Due to its shape the building is informally known in the press and among varsovians as The Lemon Squeezer (Wyciskarka do Cytryn).[4] [5] [6]
The temple was officially opened on Poland's Independence Day, 11 November 2016, by Cardinal Kazimierz Nycz, the archbishop of Warsaw. The ceremony was attended by President Andrzej Duda, Prime Minister Beata Szydło, speakers of both houses of parliament and other politicians. The official opening does not mean that all construction work is complete, as some finishing touches are still needed.[7]
See main article: Museum of John Paul II and Primate Wyszyński. The complex of Divine Providence will house a multi-media museum dedicated to Pope John Paul II and to Cardinal Stefan Wyszyński. The museum will be placed in the non-sacred part of Temple of Divine Providence in Warsaw. The centre for documenting the Polish Pope's pontificate and the pastoral ministry of Cardinal Stefan Wyszyński will be in the modern museum. The cultural centre will catalogue the collections and preserve them as well as conducting research. The museum will show the activities of John Paul II and Cardinal Stefan Wyszyński and will show the close relationship between the two Poles. Archbishop Kazimierz Nycz would like this multi-media museum to follow the model of the Museum of the Warsaw Uprising, that draws many young people. The Centre of Divine Providence will show the substantial contribution of the Church to the history of the Polish Nation.

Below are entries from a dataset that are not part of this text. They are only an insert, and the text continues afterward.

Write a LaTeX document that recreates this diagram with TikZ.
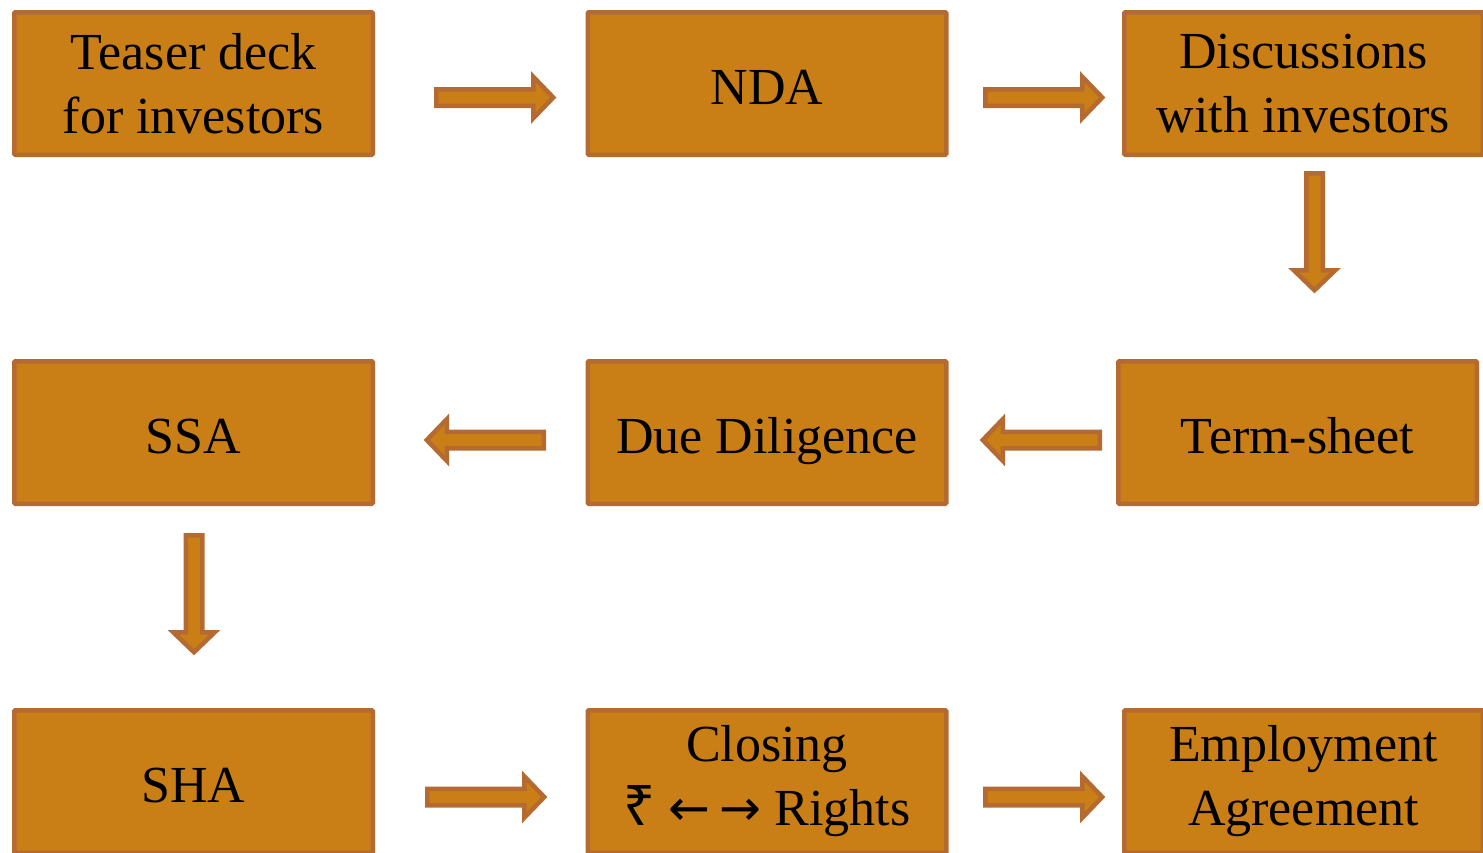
\documentclass[tikz,border=0pt]{standalone}
\usepackage{fontspec}
\setmainfont{Liberation Serif}
\newfontfamily\rupeefont{Noto Sans}
\newfontfamily\arrowfont{DejaVu Sans}
\definecolor{boxfill}{HTML}{C97F16}
\definecolor{boxline}{HTML}{B56A32}
\begin{document}
\begin{tikzpicture}[x=1pt,y=-1pt,
  stepbox/.style={draw=boxline, fill=boxfill, line width=4.5pt, rounded corners=1pt,
    minimum width=358.5pt, minimum height=142.5pt, inner sep=0pt, align=center,
    font=\fontsize{52}{64}\selectfont},
  oneline/.style={text height=42pt, text depth=0pt},
  blk/.style={draw=boxline, fill=boxfill, line width=4.5pt, line join=miter},
  rarrow/.pic={\draw[blk] (0,-8.25) -- (97,-8.25) -- (97,-20.75) -- (117,0) -- (97,20.75) -- (97,8.25) -- (0,8.25) -- cycle;}
]
\useasboundingbox (0,0) rectangle (1483,852);
% row 1
\node[stepbox] (teaser) at (193.5,83.5) {Teaser deck\\for investors};
\node[stepbox, oneline] (nda) at (767,83.5) {NDA};
\node[stepbox] (disc) at (1303.5,83.5) {Discussions\\with investors};
% row 2
\node[stepbox, oneline] (ssa) at (193.5,432.5) {SSA};
\node[stepbox, oneline] (dd) at (767,432.5) {Due Diligence};
\node[stepbox, oneline] (term) at (1297.5,432.5) {Term-sheet};
% row 3
\node[stepbox, oneline] (sha) at (193.5,781.5) {SHA};
\node[stepbox] (closing) at (767,781.5) {Closing\\{\rupeefont\fontsize{56}{64}\selectfont ₹} {\arrowfont\fontsize{50}{64}\selectfont ←\kern9pt→} Rights};
\node[stepbox] (emp) at (1303.5,781.5) {Employment\\Agreement};
% block arrows
\pic at (436.25,97.5) {rarrow};
\pic at (985.25,97.5) {rarrow};
\pic[rotate=-90] at (1314.5,173.25) {rarrow};
\pic[rotate=180] at (543.75,440) {rarrow};
\pic[rotate=180] at (1099.75,440) {rarrow};
\pic[rotate=-90] at (194,535.25) {rarrow};
\pic at (427.25,797) {rarrow};
\pic at (985.25,797) {rarrow};
\end{tikzpicture}
\end{document}
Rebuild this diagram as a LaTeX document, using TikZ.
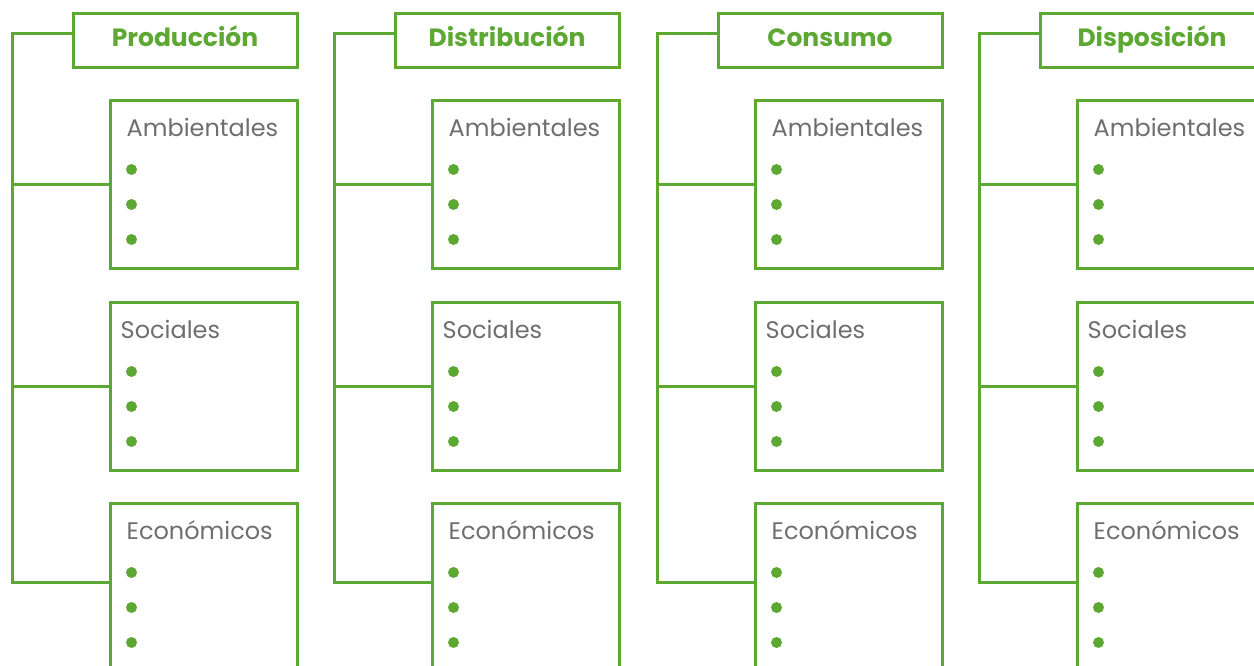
\documentclass[tikz,border=0pt]{standalone}
\usepackage{fontspec}
\setmainfont{Poppins}
\definecolor{lgreen}{HTML}{5DA733}
\definecolor{tgray}{HTML}{6E6E6E}
\begin{document}
\begin{tikzpicture}[x=1pt,y=-1pt,
  conn/.style={draw=lgreen,line width=3pt},
  hdrbox/.style={draw=lgreen,line width=3pt,minimum width=224pt,minimum height=54pt,inner sep=0pt,
    text height=16pt,text depth=4pt,
    font=\fontsize{25}{30}\selectfont\bfseries,text=lgreen},
  catbox/.style={draw=lgreen,line width=3pt,minimum width=187pt,minimum height=168pt,inner sep=0pt},
  cattext/.style={anchor=base west,font=\fontsize{24}{28}\selectfont,text=tgray,inner sep=0pt},
  dot/.style={circle,fill=lgreen,minimum size=11pt,inner sep=0pt}]
\clip (0,0) rectangle (1254,665);
\foreach \i/\ox/\name in {1/0/Producción,2/322/Distribución,3/645/Consumo,4/967/Disposición}{
  \begin{scope}[xshift=\ox pt]
    \node[hdrbox] (h\i) at (185,40) {\name};
    \node[catbox] (a\i) at (203.5,184) {};
    \node[catbox] (s\i) at (203.5,386) {};
    \node[catbox] (e\i) at (203.5,587) {};
    \node[cattext] (at\i) at ([shift={(18,38)}]a\i.north west) {Ambientales};
    \node[cattext] (st\i) at ([shift={(12,38)}]s\i.north west) {Sociales};
    \node[cattext] (et\i) at ([shift={(18,38)}]e\i.north west) {Económicos};
    \foreach \b/\yy in {a/71,s/71,e/71}{
      \node[dot] (\b d1\i) at ([shift={(23,\yy)}]\b\i.north west) {};
      \node[dot] (\b d2\i) at ([shift={(23,\yy+35)}]\b\i.north west) {};
      \node[dot] (\b d3\i) at ([shift={(23,\yy+70)}]\b\i.north west) {};
    }
    \coordinate (ttop\i) at (12,33);
    \coordinate (tbot\i) at (12,582);
    \coordinate (ta\i) at (12,184);
    \coordinate (ts\i) at (12,386);
    \draw[conn] ([yshift=7pt]h\i.west) -- (ttop\i) -- (tbot\i) -- ([yshift=5pt]e\i.west);
    \draw[conn] (ta\i) -- (a\i.west);
    \draw[conn] (ts\i) -- (s\i.west);
  \end{scope}
}
\end{tikzpicture}
\end{document}
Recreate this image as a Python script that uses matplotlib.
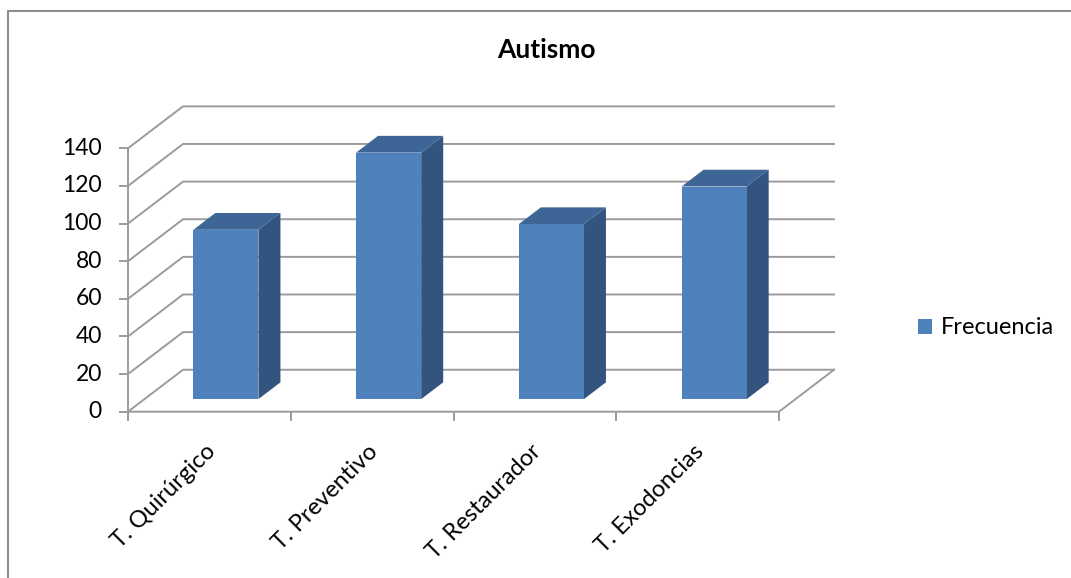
import matplotlib
matplotlib.use('Agg')
import matplotlib.pyplot as plt
from matplotlib.patches import Polygon, Patch
from matplotlib.lines import Line2D

plt.rcParams['font.family'] = ['Lato', 'DejaVu Sans']

# data
categorias = ['T. Quirúrgico', 'T. Preventivo', 'T. Restaurador', 'T. Exodoncias']
frecuencia = [90, 131, 93, 113]
y_ticks = [0, 20, 40, 60, 80, 100, 120, 140]
serie = 'Frecuencia'
titulo = 'Autismo'

# oblique 3D look: depth offset in data units
DX, DY = 0.338, 22.3
BAR_W = 0.4
F0, F1 = 0.3, 0.7          # front / back of bars along depth

grid_c = '#9b9b9b'
front_c = '#4f81bd'
top_c = '#3d6595'
side_c = '#33547e'

W, H = 1071, 578
fig = plt.figure(figsize=(W / 100, H / 100), dpi=100)
ax = fig.add_axes([0, 0, 1, 1])
ax.set_xlim(-128 / 162.75, (W - 128) / 162.75)
ax.set_ylim(-(H - 411.7) / 1.8814, 411.7 / 1.8814)
ax.axis('off')

def p(x, y, d):
    return (x + d * DX, y + d * DY)

n = len(categorias)
ymax = y_ticks[-1]

# walls: gridlines on back wall + diagonals on side wall
for v in y_ticks:
    ax.plot([0, DX, n + DX], [v, v + DY, v + DY], color=grid_c, lw=1.4, zorder=1)
# floor
ax.plot([0, n, n + DX], [0, 0, DY], color=grid_c, lw=1.4, zorder=1)
# vertical axis line
ax.plot([0, 0], [0, ymax], color=grid_c, lw=1.4, zorder=1)

# y ticks and labels
for v in y_ticks:
    ax.plot([-0.05, 0], [v, v], color=grid_c, lw=1.4, zorder=1)
    ax.text(-0.16, v, str(v), ha='right', va='center', fontsize=16.5, color='black')

# category ticks and labels
for i in range(n + 1):
    ax.plot([i, i], [0, -4.5], color=grid_c, lw=1.4, zorder=1)
for i, c in enumerate(categorias):
    ax.text(i + 0.47, -15.5, c, rotation=45, ha='right', va='top',
            rotation_mode='anchor', fontsize=17, color='black')

# bars
for i, v in enumerate(frecuencia):
    x0 = i + 0.5 - BAR_W / 2
    x1 = i + 0.5 + BAR_W / 2
    front = [p(x0, 0, F0), p(x1, 0, F0), p(x1, v, F0), p(x0, v, F0)]
    side = [p(x1, 0, F0), p(x1, 0, F1), p(x1, v, F1), p(x1, v, F0)]
    top = [p(x0, v, F0), p(x1, v, F0), p(x1, v, F1), p(x0, v, F1)]
    ax.add_patch(Polygon(side, closed=True, facecolor=side_c, edgecolor='none', zorder=3))
    ax.add_patch(Polygon(top, closed=True, facecolor=top_c, edgecolor='none', zorder=3))
    ax.add_patch(Polygon(front, closed=True, facecolor=front_c, edgecolor='none', zorder=4))

# title
fig.text(546 / W, 1 - 50 / H, titulo, ha='center', va='center',
         fontsize=19, fontweight='bold', color='black')

# legend
leg = fig.legend(handles=[Patch(facecolor=front_c, edgecolor='none', label=serie)],
                 loc='center left', bbox_to_anchor=(918 / W, 1 - 328 / H),
                 frameon=False, fontsize=17, handlelength=0.6, handleheight=0.6,
                 handletextpad=0.35, borderpad=0, borderaxespad=0)

# chart area border
fig.add_artist(Line2D([7.5 / W, 7.5 / W, 1.0], [0.0, 1 - 10.5 / H, 1 - 10.5 / H],
                      transform=fig.transFigure, color='#8c8c8c', lw=1.5))

fig.savefig('out.png', dpi=100)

The Pantheon of Great Poles is an underground part of the Temple of Divine Providence in Warsaw.[8] The Pantheon is a funeral site for important Poles. A symbolic tomb for Pope John Paul II (a replica of his tomb in St. Peter's Basilica) is placed in the Pantheon.
Inside the crypt for the honoured are buried:
In 2022, the remains of three former presidents in exile, Władysław Raczkiewicz, August Zaleski and Stanisław Ostrowski, were transferred from the Polish cemetery in Newark-on-Trent, United Kingdom, to the Temple for reburial.[9]